Two Groups of Illegal Migrants Enter Croatia

Total Croatia News

UNHCR has accused Balkan countries for illegally returning migrants to other countries.

In two separate cases on Christmas Eve, eight Afghan and five Albanian nationals illegally entered Croatia in the Dubrovnik area. The police immediately launched the process of readmission and transferred the migrants to the police in Montenegro, the country from which they entered Croatia, reports 24sata.hr on December 27, 2016.

The police in Dubrovnik reported on Tuesday that eight Afghans illegally crossed the Croatian border on Saturday afternoon from Montenegro, somewhere near the village of Dubravka in Konavle region.

On the same day, five Albanian citizens entered Croatia near the Klek border crossing. They were previously, before the border crossing itself, brought in a vehicle by an Albanian, who then crossed the state border legally over the crossing, and the migrants re-boarded the vehicle after illegally crossing the border on foot.

The Dubrovnik-Neretva Police Department issued to these foreign nationals a ban on entry and stay in Croatia for a term of one or two years, and immediately initiated the process of readmission and turned them over to Montenegrin police.

The Albanian citizen who assisted them in illegally crossing the border has received a misdemeanour charge.

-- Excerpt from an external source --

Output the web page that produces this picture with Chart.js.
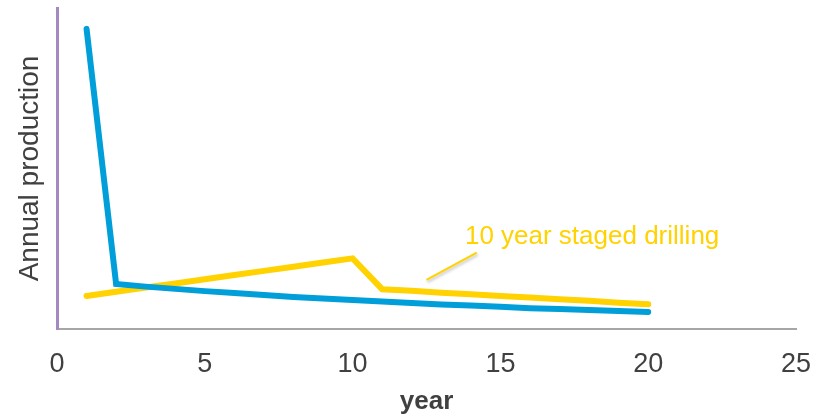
<!DOCTYPE html>
<html>
<head>
<meta charset="utf-8">
<script src="https://cdn.jsdelivr.net/npm/chart.js@4"></script>
<style>
  html, body { margin: 0; padding: 0; background: #fff; }
  #wrap { width: 823px; height: 414px; }
</style>
</head>
<body>
<div id="wrap"><canvas id="prodChart" width="823" height="414"></canvas></div>
<script>
const years = [1,2,3,4,5,6,7,8,9,10,11,12,13,14,15,16,17,18,19,20];
const singleWell = [93.5,14.0,13.2,12.5,11.8,11.2,10.6,10.0,9.5,9.0,8.6,8.1,7.6,7.3,6.9,6.5,6.2,5.9,5.6,5.3];
const stagedDrilling = [10.3,11.6,12.9,14.2,15.5,16.8,18.1,19.4,20.7,22.0,12.4,11.9,11.3,10.8,10.3,9.8,9.3,8.8,8.2,7.7];
const xTicks = [0,5,10,15,20,25];
const calloutText = "10 year staged drilling";
const calloutLine = [[12.5, 15.3], [14.2, 23.8]];
const calloutAnchor = [13.8, 28.7];

const blue = "#009fda";
const yellow = "#ffd200";
const font = "'Liberation Sans', Arial, sans-serif";

// leader line + label for the yellow series
const callout = {
    id: "callout",
    afterDatasetsDraw(chart) {
        const c = chart.ctx, sx = chart.scales.x, sy = chart.scales.y;
        c.save();
        c.shadowColor = "rgba(0,0,0,0.25)";
        c.shadowBlur = 3;
        c.shadowOffsetX = 1;
        c.shadowOffsetY = 2;
        c.strokeStyle = yellow;
        c.lineWidth = 2;
        c.beginPath();
        c.moveTo(sx.getPixelForValue(calloutLine[0][0]), sy.getPixelForValue(calloutLine[0][1]));
        c.lineTo(sx.getPixelForValue(calloutLine[1][0]), sy.getPixelForValue(calloutLine[1][1]));
        c.stroke();
        c.restore();
        c.save();
        c.fillStyle = yellow;
        c.font = "26px " + font;
        c.textBaseline = "middle";
        c.fillText(calloutText, sx.getPixelForValue(calloutAnchor[0]), sy.getPixelForValue(calloutAnchor[1]));
        c.restore();
    }
};

new Chart(document.getElementById("prodChart"), {
    type: "line",
    data: {
        datasets: [
            {
                label: "single",
                data: years.map((y, i) => ({x: y, y: singleWell[i]})),
                borderColor: blue,
                borderWidth: 6,
                borderCapStyle: "round",
                pointRadius: 0,
                tension: 0
            },
            {
                label: calloutText,
                data: years.map((y, i) => ({x: y, y: stagedDrilling[i]})),
                borderColor: yellow,
                borderWidth: 6,
                borderCapStyle: "round",
                pointRadius: 0,
                tension: 0
            }
        ]
    },
    plugins: [callout],
    options: {
        responsive: false,
        animation: false,
        layout: { padding: { top: 8, right: 27, left: 0, bottom: 0 } },
        plugins: { legend: { display: false }, tooltip: { enabled: false } },
        scales: {
            x: {
                type: "linear",
                min: 0,
                max: 25,
                afterBuildTicks: s => { s.ticks = xTicks.map(v => ({value: v})); },
                afterFit: s => { s.height = 85; s.paddingLeft = 0; s.paddingRight = 0; },
                grid: { display: false, drawTicks: false },
                border: { display: true, color: "#a6a6a6", width: 2 },
                ticks: { color: "#404040", font: { size: 27, family: font }, padding: 19, maxRotation: 0 },
                title: { display: true, text: "year", color: "#404040",
                         font: { size: 26, weight: "bold", family: font }, padding: { top: 0, bottom: -3 } }
            },
            y: {
                min: 0,
                max: 100,
                afterFit: s => { s.width = 57; },
                grid: { display: false, drawTicks: false },
                border: { display: true, color: "#a688c0", width: 3 },
                ticks: { display: false },
                title: { display: true, text: "Annual production", color: "#404040",
                         font: { size: 28, family: font }, padding: { top: 13, bottom: 0 } }
            }
        }
    }
});
</script>
</body>
</html>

In a separate development, UNHCR on Tuesday announced that illegal deportations of migrants who try to reach Western Europe through the so-called Balkan route were on the rise.

About a thousand people from the Middle East, Asia and Africa “were expelled just in November along the Balkan route… which is more than before”, said a spokeswoman for UNHCR in Serbia Mirjana Milenkovska.

Hundreds of thousands of migrants have tried to use the Balkan route through Macedonia, Serbia, Croatia, Hungary and Slovenia to reach Western Europe from Greece, before it was closed down in March 2016.

Non-governmental human rights organizations and activists have warned that the number of legally registered migrants who have been “illegally deported” from Serbia to Bulgaria and Macedonia has increased.

In Serbia, there are currently around 7,000 migrants. Most of them are accommodated in 13 reception centres, while about a thousand of them sleep in outdoor areas in downtown Belgrade.